Jottings By An Employer's Lawyer

Tuesday, November 28, 2006

D.C.Cir. Ducks A Constitutional Bullet

It was not just the 6th Circuit which was happy to avoid a tough constitutional call, see the discussion of the first amendment status of a USN tattoo here, but the same was also true in today's decision in Veitch v. England (D.C. Cir. 11/28/06) [pdf]. The issue in Veitch arises out of a well documented fight within the military chaplain corps between evanagelical chaplains and those from more traditional faiths. See the Washington Post story from last year, Military Wrestles With Disharmony Among Chaplains.

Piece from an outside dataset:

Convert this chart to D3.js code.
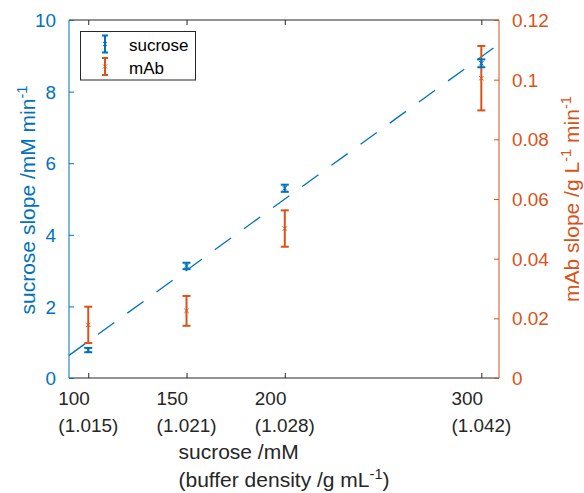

The Court explained it this way:

Veitch would have us confront a rather troubling constitutional question: whether chaplains in the armed services can be required to endorse “pluralism” in their religious practices. The services are understandably concerned about unit morale. And those of us old enough to remember World War II movies will recall scenes of chaplains at the front line performing services for soldiers of different religions. On the other hand, Veitch’s argument that a chaplain cannot be obliged to preach counter to his or her religious beliefs consistent with the First Amendment is hardly a frivolous claim. Fortunately for us—and unfortunately for Veitch—we need not decide this difficult question. We agree with the district court that Veitch may not raise this issue because his resignation was voluntary and because the Navy did not act unreasonably in refusing to permit Veitch to withdraw his resignation.

Although ducking the constitutional question, the Court does spend the rest of its opinion, including a concurrence, dispatching the resigned chaplain's argument that he was constructively discharged because of religious harassment. This is certainly not the last word on this issue.